El PP, la serpiente emplumada de la diversidad hispana, impone mociones de censura al PSOE en todos los ayuntamientos del país, tras el relevo de la derecha en el Ayuntamiento de Pamplona. El alcalde de la capital navarra ya es Joseba Asiron, militante de Bildu, catedrático de Estética (nada en común con Otegi) y mascarón de proa de la superación del pasado de ETA, en Navarra y Euskadi. La reacción de Feijóo es la de un líder amortizado, a quien Ayuso le dice a la oreja: “Por supuesto que nunca debes ir a la Moncloa si te cita Sánchez”.
Junts es una sopa jardinera servida en cazo de alabastro.
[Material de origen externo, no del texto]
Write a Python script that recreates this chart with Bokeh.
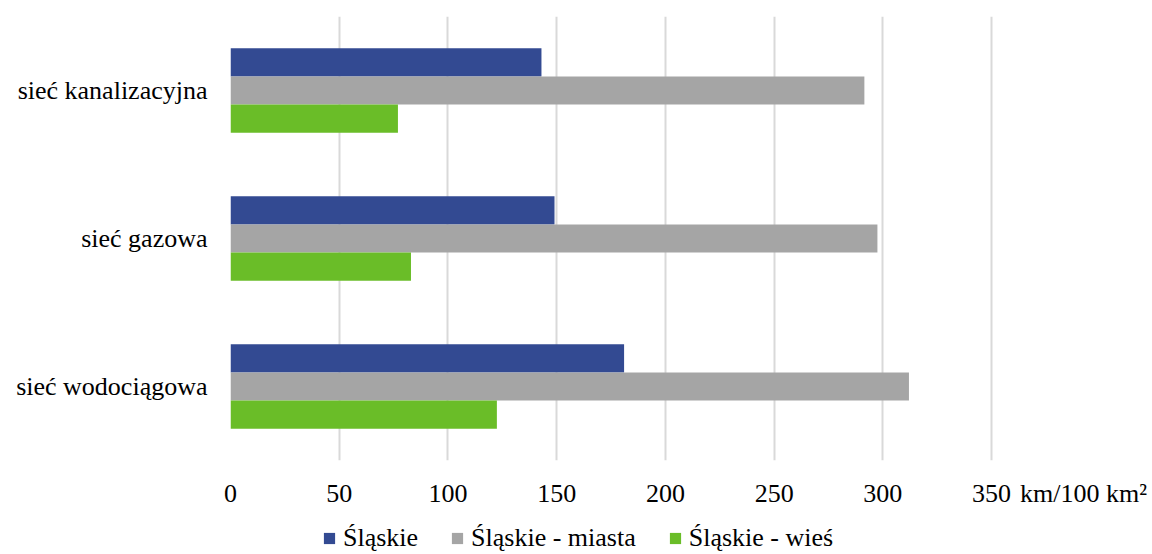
from bokeh.plotting import figure
from bokeh.layouts import column
from bokeh.models import ColumnDataSource, Legend, LegendItem, FixedTicker, Range1d
from bokeh.transform import dodge
from bokeh.embed import file_html
from bokeh.resources import INLINE

categories = ["sieć wodociągowa", "sieć gazowa", "sieć kanalizacyjna"]
slaskie = [181, 149, 143]
miasta = [312, 297.5, 291.5]
wies = [122.5, 83, 77]
series_names = ["Śląskie", "Śląskie - miasta", "Śląskie - wieś"]
colors = ["#334A92", "#A5A5A5", "#6ABD28"]
ticks = [0, 50, 100, 150, 200, 250, 300, 350]
unit_label = "km/100 km²"

# layout constants
X_END = 424          # axis range extends past last tick to leave room for unit text
UNIT_POS = 392.3     # where the unit text sits on the axis line

src = ColumnDataSource(dict(cat=categories, s=slaskie, m=miasta, w=wies))

FONT = "'Liberation Serif', 'Times New Roman', serif"
FS = "26px"
p = figure(width=1152, height=510, y_range=categories, x_range=Range1d(0, X_END),
           output_backend="svg", toolbar_location=None,
           min_border_left=230, min_border_right=0, min_border_top=16, min_border_bottom=50)
p.outline_line_color = None

bh = 0.19
r1 = p.hbar(y=dodge("cat", bh, range=p.y_range), right="s", left=0, height=bh, source=src, color=colors[0], line_color=None)
r2 = p.hbar(y=dodge("cat", 0, range=p.y_range), right="m", left=0, height=bh, source=src, color=colors[1], line_color=None)
r3 = p.hbar(y=dodge("cat", -bh, range=p.y_range), right="w", left=0, height=bh, source=src, color=colors[2], line_color=None)

p.xaxis.ticker = FixedTicker(ticks=ticks + [UNIT_POS])
p.xaxis.major_label_overrides = {UNIT_POS: unit_label}
p.xgrid.ticker = FixedTicker(ticks=ticks)
p.xgrid.grid_line_color = "#D9D9D9"
p.xgrid.grid_line_width = 2
p.ygrid.grid_line_color = None
for ax in (p.xaxis, p.yaxis):
    ax.axis_line_color = None
    ax.major_tick_line_color = None
    ax.minor_tick_line_color = None
    ax.major_tick_out = 0
    ax.major_tick_in = 0
    ax.major_label_text_font = FONT
    ax.major_label_text_font_size = FS
    ax.major_label_text_color = "#000000"
p.xaxis.major_label_standoff = 18
p.yaxis.major_label_standoff = 23

# legend strip below the chart (proxy renderers hold no drawable values)
p2 = figure(width=1152, height=44, x_range=(0, 1), y_range=(0, 1),
            output_backend="svg", toolbar_location=None,
            x_axis_type=None, y_axis_type=None, min_border=0)
p2.outline_line_color = None
p2.xgrid.grid_line_color = None
p2.ygrid.grid_line_color = None
proxy = ColumnDataSource(dict(y=[float("nan")], right=[float("nan")]))
lr = [p2.hbar(y="y", right="right", left=0, height=0.1, source=proxy, color=c, line_color=None) for c in colors]

legend = Legend(items=[LegendItem(label=n, renderers=[r]) for n, r in zip(series_names, lr)],
                orientation="horizontal", location=(92, 1),
                label_text_font=FONT, label_text_font_size=FS, label_text_color="#000000",
                glyph_width=14, glyph_height=14, label_standoff=7, spacing=32,
                padding=0, margin=0, border_line_color=None, background_fill_alpha=0)
p2.add_layout(legend, "center")

layout = column(p, p2, spacing=0)
open("out.html", "w").write(file_html(layout, INLINE))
La guerra interna le es inherente: liberales, socialdemócratas, democristianos, derecha dura, izquierda infantil, todo; con la inesperada Aurora Madaula, antes afín a Laura Borràs, apoyada por aquel círculo hoy superado de Quim Torra –el expresident no es militante de Junts–, de los Jaume Alonso-Cuevillas o Francesc de Dalmases.
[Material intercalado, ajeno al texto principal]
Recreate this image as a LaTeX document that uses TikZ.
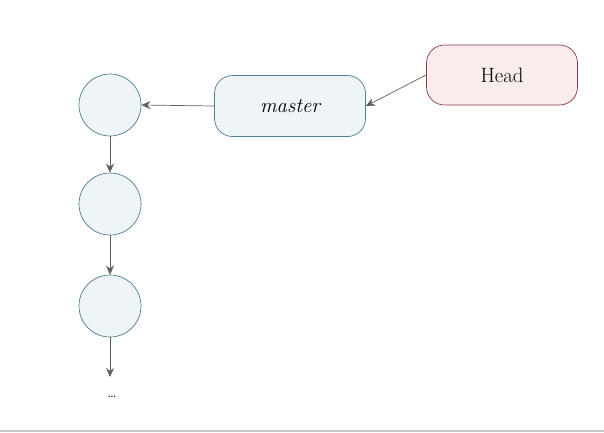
\documentclass[tikz,border=0pt]{standalone}
\usetikzlibrary{arrows.meta}
\definecolor{nodeblue}{HTML}{EEF4F8}
\definecolor{edgeblue}{HTML}{4E7F8C}
\definecolor{headred}{HTML}{F8ECEC}
\definecolor{edgered}{HTML}{8E3B42}
\definecolor{arrowgray}{HTML}{606060}
\tikzset{
	commit/.style={circle,draw=edgeblue,fill=nodeblue,line width=0.7pt,minimum size=62pt,inner sep=0pt},
	branch/.style={rounded corners=18pt,draw=edgeblue,fill=nodeblue,line width=0.7pt,minimum width=151pt,minimum height=61pt,font=\huge\itshape},
	headbox/.style={rounded corners=18pt,draw=edgered,fill=headred,line width=0.7pt,minimum width=151pt,minimum height=60pt,font=\huge},
	link/.style={draw=arrowgray,line width=0.7pt,-{Stealth[length=9pt,width=8pt]}}
}
\begin{document}
\begin{tikzpicture}[x=1pt,y=-1pt]
	\useasboundingbox (0,0) rectangle (604,432);
	\node[commit] (c1) at (110,105) {};
	\node[commit] (c2) at (110,204) {};
	\node[commit] (c3) at (110,306) {};
	\node[branch] (master) at (290,106) {master};
	\node[headbox] (head) at (502,75) {Head};
	\node[font=\Large] (dots) at (112,397) {\ldots};
	\coordinate (tail) at (110,377);
	\draw[link] (head.west) -- (master.east);
	\draw[link] (master.west) -- (c1.east);
	\draw[link] (c1) -- (c2);
	\draw[link] (c2) -- (c3);
	\draw[link] (c3) -- (tail);
	\draw[black!20,line width=1.5pt] (0,431) -- (604,431);
\end{tikzpicture}
\end{document}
Puigdemont, que mantiene desde hace tiempo una distante relación personal con Laura Borràs, es quien le dio el tiro de gracia. Su acuerdo para investir a Pedro Sánchez contradijo absolutamente a los antagonistas del pacto, la puntilla a la que se agarraba la todavía presidenta del partido. El grueso de la formación apuesta por Turull, el medio camino, a la espera de que la amnistía cubra a Puigdemont y de que este pueda volver como visitante aclamado al Parlament de la Ciutadella.
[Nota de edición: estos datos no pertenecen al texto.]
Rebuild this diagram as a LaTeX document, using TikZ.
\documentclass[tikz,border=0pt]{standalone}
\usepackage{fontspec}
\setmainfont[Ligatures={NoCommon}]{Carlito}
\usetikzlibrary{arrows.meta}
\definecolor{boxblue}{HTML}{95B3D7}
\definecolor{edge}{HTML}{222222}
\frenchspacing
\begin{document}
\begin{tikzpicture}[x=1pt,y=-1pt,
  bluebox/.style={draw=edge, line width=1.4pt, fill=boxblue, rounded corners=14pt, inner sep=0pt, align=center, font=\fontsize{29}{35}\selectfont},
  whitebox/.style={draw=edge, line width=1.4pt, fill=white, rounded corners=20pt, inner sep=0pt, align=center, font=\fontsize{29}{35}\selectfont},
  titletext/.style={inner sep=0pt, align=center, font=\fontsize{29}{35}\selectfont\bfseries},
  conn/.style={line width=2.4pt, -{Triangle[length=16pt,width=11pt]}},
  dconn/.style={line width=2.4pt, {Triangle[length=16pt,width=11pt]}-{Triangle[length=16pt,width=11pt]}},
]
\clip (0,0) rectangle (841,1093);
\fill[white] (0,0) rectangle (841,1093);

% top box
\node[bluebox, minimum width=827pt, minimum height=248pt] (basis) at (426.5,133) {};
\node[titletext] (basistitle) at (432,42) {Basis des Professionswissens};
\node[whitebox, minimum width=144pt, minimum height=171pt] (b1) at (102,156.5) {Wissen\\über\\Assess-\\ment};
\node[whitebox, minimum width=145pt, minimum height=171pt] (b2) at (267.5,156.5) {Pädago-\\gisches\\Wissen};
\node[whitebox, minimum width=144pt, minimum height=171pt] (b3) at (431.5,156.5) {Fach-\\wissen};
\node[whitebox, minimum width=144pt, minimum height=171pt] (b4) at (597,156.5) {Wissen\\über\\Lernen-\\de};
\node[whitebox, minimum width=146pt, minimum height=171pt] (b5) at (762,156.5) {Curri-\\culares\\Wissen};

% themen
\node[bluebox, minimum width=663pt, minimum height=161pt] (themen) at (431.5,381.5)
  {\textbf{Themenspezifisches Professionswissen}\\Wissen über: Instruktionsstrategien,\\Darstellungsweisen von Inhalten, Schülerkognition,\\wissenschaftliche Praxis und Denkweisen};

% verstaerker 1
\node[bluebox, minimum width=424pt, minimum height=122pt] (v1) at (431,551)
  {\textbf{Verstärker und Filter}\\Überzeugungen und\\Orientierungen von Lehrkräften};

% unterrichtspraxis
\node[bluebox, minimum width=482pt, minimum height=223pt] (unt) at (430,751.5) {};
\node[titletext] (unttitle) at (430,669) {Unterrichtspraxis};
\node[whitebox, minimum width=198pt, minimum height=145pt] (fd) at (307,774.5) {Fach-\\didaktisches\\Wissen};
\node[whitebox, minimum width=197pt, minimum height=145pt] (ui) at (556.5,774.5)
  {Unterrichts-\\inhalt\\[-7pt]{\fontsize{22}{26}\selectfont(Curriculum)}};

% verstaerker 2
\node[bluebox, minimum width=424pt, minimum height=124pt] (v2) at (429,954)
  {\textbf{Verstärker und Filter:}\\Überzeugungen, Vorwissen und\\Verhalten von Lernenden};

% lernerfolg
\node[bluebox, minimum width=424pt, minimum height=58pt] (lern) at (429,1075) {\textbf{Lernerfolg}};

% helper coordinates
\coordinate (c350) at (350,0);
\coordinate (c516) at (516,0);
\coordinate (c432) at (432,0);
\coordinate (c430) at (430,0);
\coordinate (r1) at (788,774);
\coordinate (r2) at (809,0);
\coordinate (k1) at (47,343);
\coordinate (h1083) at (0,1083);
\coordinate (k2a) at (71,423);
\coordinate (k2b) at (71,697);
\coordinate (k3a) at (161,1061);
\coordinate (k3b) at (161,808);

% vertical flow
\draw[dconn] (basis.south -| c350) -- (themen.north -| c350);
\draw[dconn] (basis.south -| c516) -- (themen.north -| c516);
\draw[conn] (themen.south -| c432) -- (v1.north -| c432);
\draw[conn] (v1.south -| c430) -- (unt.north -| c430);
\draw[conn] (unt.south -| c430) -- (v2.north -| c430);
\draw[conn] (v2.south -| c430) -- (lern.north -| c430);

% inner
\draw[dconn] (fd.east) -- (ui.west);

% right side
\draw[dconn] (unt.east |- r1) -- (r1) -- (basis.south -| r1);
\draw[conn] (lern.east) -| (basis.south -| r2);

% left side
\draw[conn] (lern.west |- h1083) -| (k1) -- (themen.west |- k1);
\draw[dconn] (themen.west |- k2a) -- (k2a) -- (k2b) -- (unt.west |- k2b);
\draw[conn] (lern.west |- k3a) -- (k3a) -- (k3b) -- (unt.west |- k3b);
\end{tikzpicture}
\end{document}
En este espacio relativamente templado pueden hacer de colchón los exmilitantes de Convergència Xavier Trias, David Saldoni o Josep Rull, y a ellos habrá que añadir el grupo de camaradas que anhela una vuelta a la normalidad nacionalista, la revisitación de la gobernabilidad. Es el momento de reconocer la imposibilidad de caminar hacia la secesión; de salvar el voto mineral de Convergència, que sobrevive dentro de Junts, y frenar la caída del partido con unas expectativas electorales muy mermadas, pese a la apariencia de poder en la investidura. Hacerse notar no es lo mismo que hacerse querer. El álgebra de los comicios solo es un medio; el fin depende ahora de un discurso político que ya no levanta expectativas, lejos del frentismo.
La calle castiga. No entiende que el fracaso de la secesión haya acabado por desesperar a los que un día fueron fieles al vertiginoso procés; son los mismos que quieren volver al gradualismo, envidiando el manejo de ERC desde la misma orilla del río. Los armadores de la descomposición del espacio de centro actúan frente a Nogueras y Borràs, como aquellos “hombres necios que acusáis a la mujer sin razón...”, de Sor Juana Inés, la literata novohispana en la cumbre del barroco. Míriam sobrevuela con rostro agrio y Laura vive en el despecho; se reconocen, se quieren, pero no se sufren.
En cuanto se sometió a las consecuencias legales de su delito, la rama oportunista de Junts trató a Borràs como la impía mujer que asombra y se baja del tren en la penúltima estación. Ya en el andén, ella exclama ante un pequeño bastión de fieles: “¡Yo soy la herida y el cuchillo!”, es una mujer enamorada de sus remordimientos, una Carmen malquerida en la cita de Baudelaire, extraída por Elisenda Julibert en Hombres fatales (Acantilado).
De regreso a Balbec, la inventada ciudad balneario sin impuestos, las dos damas ficcionadas, Albertine y Françoise, expresan el pasado; Madaula es un presente estrecho. En Junts no hay futuro; solo transcurren los placeres y los días.